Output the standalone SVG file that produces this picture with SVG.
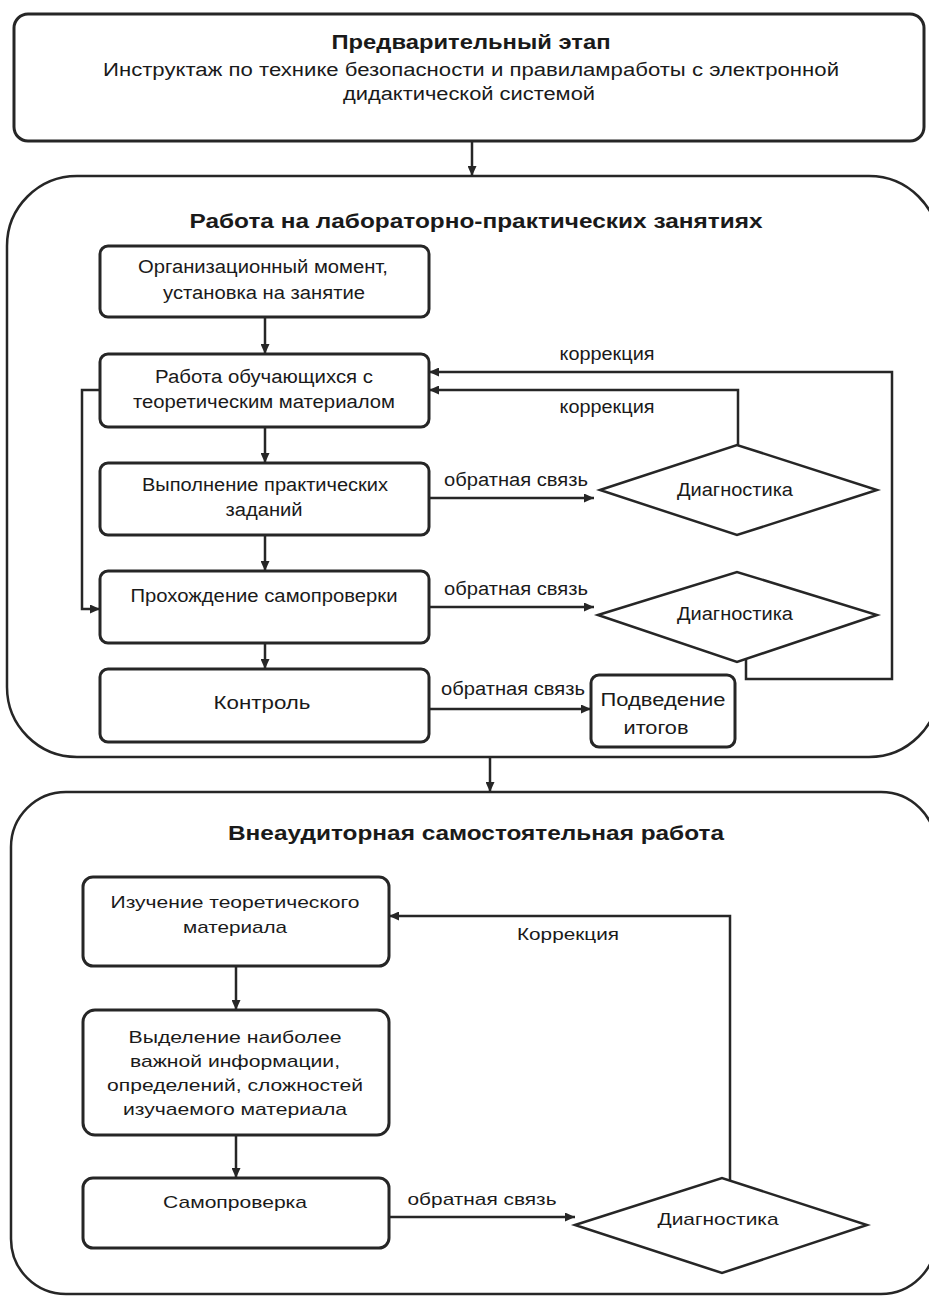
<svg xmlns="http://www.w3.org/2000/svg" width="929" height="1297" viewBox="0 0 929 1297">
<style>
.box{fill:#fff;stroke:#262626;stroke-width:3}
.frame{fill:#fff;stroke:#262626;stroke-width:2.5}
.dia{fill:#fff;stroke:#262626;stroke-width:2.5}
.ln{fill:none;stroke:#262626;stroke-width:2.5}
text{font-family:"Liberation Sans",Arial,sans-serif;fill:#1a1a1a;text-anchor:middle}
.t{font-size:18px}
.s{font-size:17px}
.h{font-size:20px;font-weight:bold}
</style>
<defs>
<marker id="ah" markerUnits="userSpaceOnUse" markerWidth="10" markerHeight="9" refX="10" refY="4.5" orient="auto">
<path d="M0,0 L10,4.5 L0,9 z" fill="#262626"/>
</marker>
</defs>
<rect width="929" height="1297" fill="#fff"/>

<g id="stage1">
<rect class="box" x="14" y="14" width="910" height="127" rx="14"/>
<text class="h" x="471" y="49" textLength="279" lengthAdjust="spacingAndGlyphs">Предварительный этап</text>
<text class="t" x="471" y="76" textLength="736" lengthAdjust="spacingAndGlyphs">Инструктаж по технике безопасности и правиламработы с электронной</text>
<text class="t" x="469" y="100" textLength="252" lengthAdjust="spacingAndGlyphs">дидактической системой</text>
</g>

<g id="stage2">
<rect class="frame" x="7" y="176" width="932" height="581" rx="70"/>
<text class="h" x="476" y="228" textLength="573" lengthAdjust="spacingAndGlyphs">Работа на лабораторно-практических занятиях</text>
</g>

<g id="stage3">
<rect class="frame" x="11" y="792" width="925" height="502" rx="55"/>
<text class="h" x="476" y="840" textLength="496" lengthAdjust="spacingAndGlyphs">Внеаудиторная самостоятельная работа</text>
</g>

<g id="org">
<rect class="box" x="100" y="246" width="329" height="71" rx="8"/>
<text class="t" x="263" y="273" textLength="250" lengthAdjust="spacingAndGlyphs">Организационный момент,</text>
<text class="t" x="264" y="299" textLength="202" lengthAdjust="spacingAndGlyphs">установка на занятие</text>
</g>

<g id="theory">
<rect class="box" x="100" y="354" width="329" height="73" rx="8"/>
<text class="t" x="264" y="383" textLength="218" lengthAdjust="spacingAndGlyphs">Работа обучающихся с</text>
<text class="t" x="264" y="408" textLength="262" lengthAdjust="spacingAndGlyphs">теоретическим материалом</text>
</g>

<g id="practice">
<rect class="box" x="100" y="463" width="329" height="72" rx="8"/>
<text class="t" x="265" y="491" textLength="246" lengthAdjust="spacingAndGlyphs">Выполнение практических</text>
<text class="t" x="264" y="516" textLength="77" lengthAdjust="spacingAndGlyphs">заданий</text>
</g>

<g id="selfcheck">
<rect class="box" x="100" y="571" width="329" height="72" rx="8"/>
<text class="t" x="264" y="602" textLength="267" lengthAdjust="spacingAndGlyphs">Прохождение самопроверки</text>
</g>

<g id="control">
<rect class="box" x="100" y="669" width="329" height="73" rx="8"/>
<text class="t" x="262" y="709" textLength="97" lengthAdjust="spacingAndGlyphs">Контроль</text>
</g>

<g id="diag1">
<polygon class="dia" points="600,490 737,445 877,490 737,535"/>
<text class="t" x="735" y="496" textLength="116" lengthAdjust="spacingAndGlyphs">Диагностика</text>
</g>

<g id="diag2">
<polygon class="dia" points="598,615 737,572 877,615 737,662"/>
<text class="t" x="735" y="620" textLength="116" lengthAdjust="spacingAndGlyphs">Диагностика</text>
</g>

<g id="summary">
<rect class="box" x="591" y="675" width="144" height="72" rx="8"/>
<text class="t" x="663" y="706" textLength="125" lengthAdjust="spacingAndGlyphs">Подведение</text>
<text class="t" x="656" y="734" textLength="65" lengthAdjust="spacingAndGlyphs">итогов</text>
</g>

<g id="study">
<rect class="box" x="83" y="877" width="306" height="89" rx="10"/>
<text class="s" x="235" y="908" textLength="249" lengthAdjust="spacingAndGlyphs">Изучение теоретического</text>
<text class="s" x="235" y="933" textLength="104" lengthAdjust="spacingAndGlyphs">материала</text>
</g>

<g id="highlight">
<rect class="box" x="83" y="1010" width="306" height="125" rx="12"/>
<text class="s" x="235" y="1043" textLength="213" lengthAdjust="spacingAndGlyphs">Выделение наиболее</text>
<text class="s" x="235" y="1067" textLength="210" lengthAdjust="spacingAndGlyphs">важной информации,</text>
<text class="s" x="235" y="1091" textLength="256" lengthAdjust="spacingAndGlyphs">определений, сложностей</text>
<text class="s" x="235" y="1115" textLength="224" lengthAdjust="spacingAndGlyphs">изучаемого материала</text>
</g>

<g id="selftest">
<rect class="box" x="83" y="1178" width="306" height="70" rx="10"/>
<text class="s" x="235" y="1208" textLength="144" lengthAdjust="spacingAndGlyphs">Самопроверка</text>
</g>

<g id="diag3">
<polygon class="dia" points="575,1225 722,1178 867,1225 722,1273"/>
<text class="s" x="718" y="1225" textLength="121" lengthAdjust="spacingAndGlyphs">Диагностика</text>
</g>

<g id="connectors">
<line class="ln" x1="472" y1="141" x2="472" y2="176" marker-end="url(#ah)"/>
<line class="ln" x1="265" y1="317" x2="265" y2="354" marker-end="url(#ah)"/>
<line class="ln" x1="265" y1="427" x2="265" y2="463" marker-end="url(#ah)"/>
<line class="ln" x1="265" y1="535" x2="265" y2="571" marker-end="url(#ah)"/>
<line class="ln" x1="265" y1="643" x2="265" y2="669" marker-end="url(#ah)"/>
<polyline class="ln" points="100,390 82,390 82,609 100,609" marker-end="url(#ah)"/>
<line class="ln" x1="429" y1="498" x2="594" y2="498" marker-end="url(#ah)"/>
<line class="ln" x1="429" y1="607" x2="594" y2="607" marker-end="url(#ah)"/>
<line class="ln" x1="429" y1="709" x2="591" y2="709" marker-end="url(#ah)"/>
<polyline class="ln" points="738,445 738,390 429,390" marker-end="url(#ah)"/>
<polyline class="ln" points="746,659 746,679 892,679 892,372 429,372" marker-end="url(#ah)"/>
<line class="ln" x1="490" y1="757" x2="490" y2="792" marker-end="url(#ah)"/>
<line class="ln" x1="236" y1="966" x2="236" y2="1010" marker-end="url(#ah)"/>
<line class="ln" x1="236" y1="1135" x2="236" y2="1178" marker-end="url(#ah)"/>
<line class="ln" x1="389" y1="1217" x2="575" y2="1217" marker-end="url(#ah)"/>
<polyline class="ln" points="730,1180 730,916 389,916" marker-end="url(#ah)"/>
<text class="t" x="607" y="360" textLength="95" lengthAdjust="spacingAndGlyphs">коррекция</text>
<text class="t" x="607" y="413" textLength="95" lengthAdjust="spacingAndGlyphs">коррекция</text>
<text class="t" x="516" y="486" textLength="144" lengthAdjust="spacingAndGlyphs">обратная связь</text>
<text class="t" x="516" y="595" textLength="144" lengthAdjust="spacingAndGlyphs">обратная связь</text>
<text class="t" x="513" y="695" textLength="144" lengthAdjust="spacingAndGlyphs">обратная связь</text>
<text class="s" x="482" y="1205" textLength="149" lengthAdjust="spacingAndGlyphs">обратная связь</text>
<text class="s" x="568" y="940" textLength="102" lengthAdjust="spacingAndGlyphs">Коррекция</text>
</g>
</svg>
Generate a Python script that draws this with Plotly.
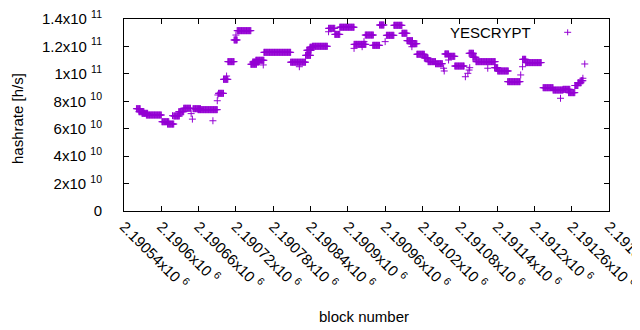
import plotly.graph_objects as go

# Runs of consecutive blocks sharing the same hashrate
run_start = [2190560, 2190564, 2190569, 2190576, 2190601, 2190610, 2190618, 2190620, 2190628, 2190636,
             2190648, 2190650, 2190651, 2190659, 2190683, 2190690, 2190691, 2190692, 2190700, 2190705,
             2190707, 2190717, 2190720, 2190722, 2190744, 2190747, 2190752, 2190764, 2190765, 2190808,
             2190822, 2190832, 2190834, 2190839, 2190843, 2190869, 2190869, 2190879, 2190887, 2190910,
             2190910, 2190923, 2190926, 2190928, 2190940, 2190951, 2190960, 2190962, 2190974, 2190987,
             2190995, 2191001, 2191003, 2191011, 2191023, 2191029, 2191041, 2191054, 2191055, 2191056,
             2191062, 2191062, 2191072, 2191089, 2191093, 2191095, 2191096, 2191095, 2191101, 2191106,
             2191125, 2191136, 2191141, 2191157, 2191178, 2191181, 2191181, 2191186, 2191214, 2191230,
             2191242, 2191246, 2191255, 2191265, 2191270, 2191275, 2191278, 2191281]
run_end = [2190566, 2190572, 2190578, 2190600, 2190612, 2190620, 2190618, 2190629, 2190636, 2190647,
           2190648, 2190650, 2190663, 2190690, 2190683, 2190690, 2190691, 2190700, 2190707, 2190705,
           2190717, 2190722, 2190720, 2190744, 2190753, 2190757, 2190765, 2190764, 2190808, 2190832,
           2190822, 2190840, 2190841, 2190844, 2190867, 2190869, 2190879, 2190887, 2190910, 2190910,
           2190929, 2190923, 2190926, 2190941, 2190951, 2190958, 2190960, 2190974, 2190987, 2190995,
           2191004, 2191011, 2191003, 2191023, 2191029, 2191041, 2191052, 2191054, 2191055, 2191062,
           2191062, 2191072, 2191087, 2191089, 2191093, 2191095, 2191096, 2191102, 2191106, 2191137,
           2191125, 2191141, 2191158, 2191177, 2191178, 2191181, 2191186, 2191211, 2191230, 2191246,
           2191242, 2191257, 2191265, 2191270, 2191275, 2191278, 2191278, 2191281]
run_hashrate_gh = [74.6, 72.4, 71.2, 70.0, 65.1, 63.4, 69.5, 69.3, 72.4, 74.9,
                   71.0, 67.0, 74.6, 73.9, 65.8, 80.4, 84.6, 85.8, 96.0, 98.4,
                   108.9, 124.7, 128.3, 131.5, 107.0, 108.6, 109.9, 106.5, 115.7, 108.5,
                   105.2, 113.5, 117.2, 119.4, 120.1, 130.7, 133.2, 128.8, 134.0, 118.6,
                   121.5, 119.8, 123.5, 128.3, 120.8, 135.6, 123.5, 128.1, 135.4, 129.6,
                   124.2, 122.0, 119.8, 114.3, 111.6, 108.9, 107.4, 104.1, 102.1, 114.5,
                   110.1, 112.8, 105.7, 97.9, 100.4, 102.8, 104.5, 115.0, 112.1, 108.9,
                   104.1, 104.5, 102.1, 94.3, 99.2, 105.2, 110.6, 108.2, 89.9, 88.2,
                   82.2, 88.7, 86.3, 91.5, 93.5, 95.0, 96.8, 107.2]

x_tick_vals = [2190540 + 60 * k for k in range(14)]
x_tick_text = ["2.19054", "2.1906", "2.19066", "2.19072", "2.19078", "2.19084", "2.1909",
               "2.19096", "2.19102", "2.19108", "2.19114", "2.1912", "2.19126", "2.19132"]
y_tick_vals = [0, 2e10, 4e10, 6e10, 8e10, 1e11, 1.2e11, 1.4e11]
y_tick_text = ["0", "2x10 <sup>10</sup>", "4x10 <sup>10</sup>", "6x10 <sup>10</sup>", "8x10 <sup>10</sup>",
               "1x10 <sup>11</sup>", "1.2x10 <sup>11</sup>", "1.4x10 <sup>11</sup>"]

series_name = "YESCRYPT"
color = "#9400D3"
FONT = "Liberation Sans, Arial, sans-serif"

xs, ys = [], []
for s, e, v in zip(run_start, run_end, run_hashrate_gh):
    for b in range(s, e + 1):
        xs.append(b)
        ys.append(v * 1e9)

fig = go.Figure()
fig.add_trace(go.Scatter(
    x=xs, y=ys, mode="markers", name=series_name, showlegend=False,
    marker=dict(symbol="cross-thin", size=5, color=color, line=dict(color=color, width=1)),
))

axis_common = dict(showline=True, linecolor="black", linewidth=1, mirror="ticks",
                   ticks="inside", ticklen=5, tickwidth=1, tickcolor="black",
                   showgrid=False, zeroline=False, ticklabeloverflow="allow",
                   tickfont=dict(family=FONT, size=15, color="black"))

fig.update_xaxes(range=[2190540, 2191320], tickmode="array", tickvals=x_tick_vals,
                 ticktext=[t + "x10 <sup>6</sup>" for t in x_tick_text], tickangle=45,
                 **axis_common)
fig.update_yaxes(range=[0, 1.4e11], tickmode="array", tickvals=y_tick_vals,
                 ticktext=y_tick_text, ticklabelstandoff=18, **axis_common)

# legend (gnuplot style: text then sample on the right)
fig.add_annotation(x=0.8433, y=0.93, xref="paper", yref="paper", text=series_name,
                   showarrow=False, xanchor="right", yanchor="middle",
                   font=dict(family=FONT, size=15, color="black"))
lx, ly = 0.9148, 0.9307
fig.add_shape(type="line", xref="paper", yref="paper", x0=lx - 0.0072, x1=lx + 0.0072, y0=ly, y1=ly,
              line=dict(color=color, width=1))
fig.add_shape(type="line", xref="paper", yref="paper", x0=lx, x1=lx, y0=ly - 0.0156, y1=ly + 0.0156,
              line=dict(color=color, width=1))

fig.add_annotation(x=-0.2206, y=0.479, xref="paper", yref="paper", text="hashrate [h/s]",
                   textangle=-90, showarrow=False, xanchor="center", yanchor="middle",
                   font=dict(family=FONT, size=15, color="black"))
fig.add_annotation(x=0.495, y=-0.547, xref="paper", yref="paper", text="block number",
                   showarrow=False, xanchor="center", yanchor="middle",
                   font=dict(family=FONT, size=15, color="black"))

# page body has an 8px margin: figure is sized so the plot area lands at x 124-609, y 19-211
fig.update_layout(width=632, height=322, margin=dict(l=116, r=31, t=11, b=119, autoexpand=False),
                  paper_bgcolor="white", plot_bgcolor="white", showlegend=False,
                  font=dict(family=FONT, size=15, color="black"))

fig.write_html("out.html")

PROBLEM STATEMENT:
From the records above, quote word for word only the lines beginning at the line that has "Generate a Python" and stopping after the line that has "import plotly.graph_objects as go". Omit the pictures.

RESPONSE FOR THIS EXERCISE:
Generate a Python script that draws this with Plotly.
import plotly.graph_objects as go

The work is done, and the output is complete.